Riflessioni a sangue freddo e in ragionevole ritardo
Partiamo da un’esperienza soggettiva. Appena uscito dal cinema in cui avevo visto Django Unchained mi sentivo davvero esaltato e appagato. Perché? Ragioniamoci un po’ su.
Tarantino ripropone, giocoso ma serio come sanno essere i bambini, stereotipi tipici della rappresentazione del western (la gente che sputazza, le pose degli attori, le situazioni tipiche: sparatorie e lotte), oltre a personaggi iconici come la figura del cacciatore di taglie, che viene però ribaltata nel personaggio del logorroico “dentista” tedesco con la minipistola, che usa insieme alla parola per vincere i suoi duelli. Ma le capacità del cacciatore di taglie europeo non gli permettono di uscire dalla quête (parola legata ai poemi cavallereschi e che ha legami con la quest dei videogame, la ricerca, la missione; termine scelto perché sottolinea il carattere epico e ludico del film) senza farsi ammazzare, pur di togliersi la soddisfazione di uccidere il “cattivo” schiavista bianco . Nel momento più drammatico di tutti avviene il passaggio di testimone, dal bianco al nero, dal vecchio al giovane. Tocca a Django risolvere la situazione incasinatissima in cui l’ha messo il suo mentore e dispensare una pirotecnica giustizia.
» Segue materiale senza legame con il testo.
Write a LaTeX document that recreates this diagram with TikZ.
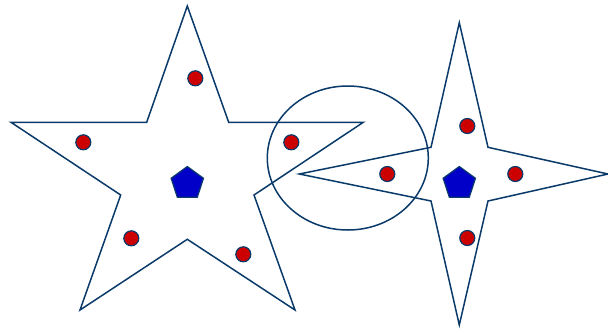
\documentclass[tikz,border=0pt]{standalone}
\usepackage{xcolor}
\usepackage{tikz}
\usetikzlibrary{shapes.geometric}
\definecolor{navy}{HTML}{0A3A6A}
\definecolor{dotred}{HTML}{CC0000}
\definecolor{pentblue}{HTML}{0000C8}

\begin{document}
\begin{tikzpicture}[x=1pt, y=-1pt, line width=1.5pt, line join=miter,
  outline/.style={draw=navy},
  dot/.style={circle, draw=navy, fill=dotred, inner sep=0pt, minimum size=15pt, line width=1.2pt},
  penta/.style={regular polygon, regular polygon sides=5, draw=navy, fill=pentblue, inner sep=0pt, minimum size=34pt, line width=1.2pt}]
\useasboundingbox (0,0) rectangle (608,330);
% five-pointed star
\draw[outline] (187.3,6) -- (228.7,122.3) -- (363.3,122.3) -- (254,195) -- (295,310) -- (187.3,239.3)
  -- (80,310) -- (120.7,195) -- (11,122.3) -- (146.7,122.3) -- cycle;
% circle
\draw[outline] (347.8,158) ellipse [x radius=80.5, y radius=72];
% four-pointed star
\draw[outline] (459.3,22.7) -- (488,147.3) -- (608,174) -- (488,201) -- (459.3,325) -- (431,201)
  -- (299.3,174) -- (431,147.3) -- cycle;
\node[penta] (pentA) at (187.3,183.5) {};
\node[dot] (dotA1) at (195.3,78.3) {};
\node[dot] (dotA2) at (83.3,142.3) {};
\node[dot] (dotA3) at (291.3,142.3) {};
\node[dot] (dotA4) at (131.3,238.3) {};
\node[dot] (dotA5) at (243.3,254.3) {};
\node[penta] (pentB) at (459.3,183.5) {};
\node[dot] (dotB1) at (467.3,126) {};
\node[dot] (dotB2) at (387.3,174) {};
\node[dot] (dotB3) at (515.3,174) {};
\node[dot] (dotB4) at (467.3,238) {};
\end{tikzpicture}
\end{document}
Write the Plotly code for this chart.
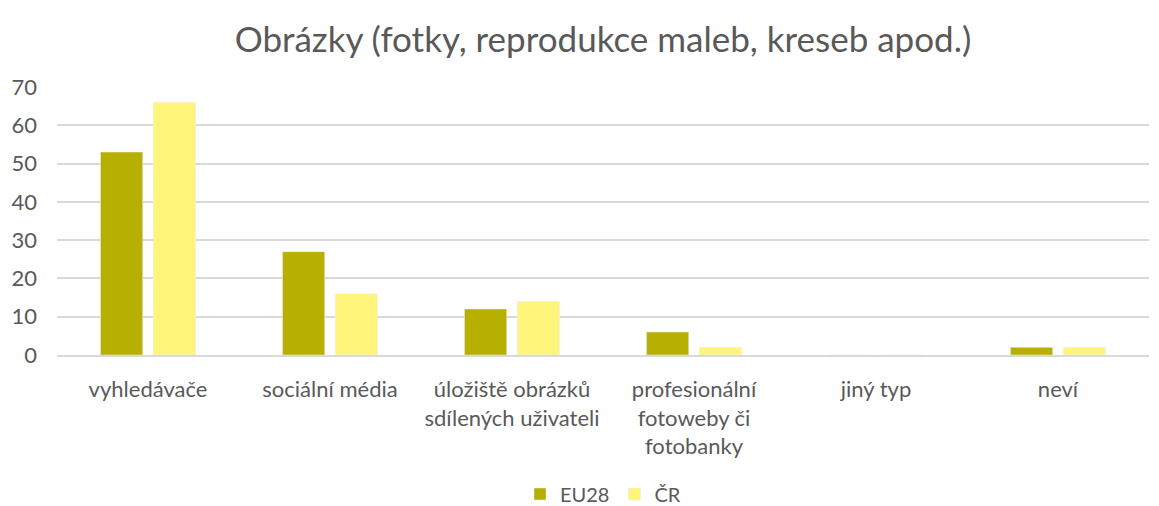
import plotly.graph_objects as go

categories = ["vyhledávače", "sociální média", "úložiště obrázků<br>sdílených uživateli",
              "profesionální<br>fotoweby či<br>fotobanky", "jiný typ", "neví"]
eu28 = [53, 27, 12, 6, 0, 2]
cr = [66, 16, 14, 2, 0, 2]
tick_vals = [0, 10, 20, 30, 40, 50, 60, 70]

W, H = 1151, 498  # page body adds an 8px margin

fig = go.Figure()
fig.add_trace(go.Bar(name="EU28", x=categories, y=eu28, marker_color="#B8B000"))
fig.add_trace(go.Bar(name="ČR", x=categories, y=cr, marker_color="#FFF57A"))

fig.update_layout(
    width=W, height=H,
    paper_bgcolor="white", plot_bgcolor="white",
    font=dict(family="Lato, Open Sans, sans-serif", color="#595959", size=22),
    title=dict(text="Obrázky (fotky, reprodukce maleb, kreseb apod.)", x=0.5, xanchor="center", xref="paper",
               y=1 - 32 / H, yanchor="middle", yref="container", font=dict(size=35, color="#595959")),
    barmode="group", bargap=0.42, bargroupgap=0.2,
    margin=dict(l=49, r=10, t=79, b=151, autoexpand=False),
    legend=dict(orientation="h", x=0.5, xanchor="center", y=1 - 486 / H, yanchor="middle",
                yref="container", font=dict(size=20)),
    showlegend=True,
)
fig.update_yaxes(range=[0, 70], tickvals=tick_vals, showgrid=True, gridcolor="#D9D9D9", gridwidth=1.5,
                 zeroline=False, showline=False, ticks="", ticklabelstandoff=19)
fig.update_xaxes(showline=True, linecolor="#D9D9D9", linewidth=1.5, ticks="", tickangle=0,
                 ticklabelstandoff=14)

fig.write_html("out.html")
Questo racconta qualcosina della pellicola, ma non risponde alla domanda.
Si potrebbe cercare di spiegare la esaltazione provocata da questo film tirando in ballo l’immedesimazione dello spettatore con i personaggi sullo schermo (banalità, ma anche, in senso lato, argomento di riflessione del filosofo Walter Benjamin). Noi spettatori ci immedesimiamo nella coppia di eroi, che hanno dalla loro il potere dell’intelligenza retorica e della violenza e “partecipiamo” così alla vicenda, immergendoci in essa. È una ovvietà: noi spettatori stiamo dalla parte dei buoni, anzi siamo i buoni, ma in Django Unchained questo fenomeno pare volutamente amplificato fino ad avere un film “immersivo” (altro termine legato al mondo videoludico), in cui il fruitore sente di “partecipare” alla narrazione. La liberazione finale di Django, che viene con la distruzione totale dei “cattivi” ed i titoli di coda, è anche quella dello spettatore da un qualche fardello. Una liberazione che, ricollegandosi alla struttura di base del film (che richiama in maniera esplicita il mito, i poemi cavallereschi, ma anche la tragedia greca classica), fa sospettare che questo appagamento dello spettatore possa essere equiparabile ad una forma di catarsi come quella di cui parlava Aristotele circa le tragedie nella Grecia antica. Dunque Django Unchained come film catartico e in qualche modo “educativo”, come film che mette in scena situazioni etiche elementari e libera dalla tensione accumulata con un finale che è un ritorno all’ordine in cui il bene trionfa sul male.
Ma, tralasciando la tensione dovuta alla trama, cosa è il fardello del quale è liberato lo spettatore? Una ipotesi: sì, questa pellicola è potente, parla allo stomaco e non si può che ammirare l’amore di Tarantino per il cinema. Questo film esalta perché gli elementi narrativi sono organizzati in maniera riconoscibile, egregia e ludica; e appaga perché tali elementi sono immersi in un viluppo di citazioni, rimandi, ammiccamenti, omaggi a quella cultura mediatica pop nella quale un po’ tutti gli spettatori sono immersi. Tali caratteristiche definiscono un prodotto con un un piede nella “autorialità” più stilisticamente consapevole ed uno nell’entertainment più caciarone, cercando una sorta di equilibrio. Una scelta rischiosa. Il “discorso” (cioè il mythos, il racconto) che il regista fa nel suo film mette in scena temi “pesanti” come la schiavitù e il razzismo, ma a questo si limita, ne fa delle “scene” teatrali, degli sfondi per l’espressione del proprio virtuosismo registico e della propria venerazione. Il “discorso” del film diventa quindi un racconto del cinema di se stesso: Hollywood parla soprattutto di sé. Se voleva parlarci della schiavitù, Tarantino riesce alla fine solo a dirci che ama un certo tipo di cinema, ed il fardello da cui lo spettatore è liberato è proprio il presunto “pesante” contenuto del film, la schiavitù, il razzismo la Storia e i suoi dolorosi e prosaici conflitti. Una “rimozione” in piena regola.
In conclusione Django Unchained è un bel film, ma non un buon film, perché non trova un equilibrio tra diversi modi di intendere il cinema e rinuncia a sviluppare un discorso che aveva enormi potenzialità.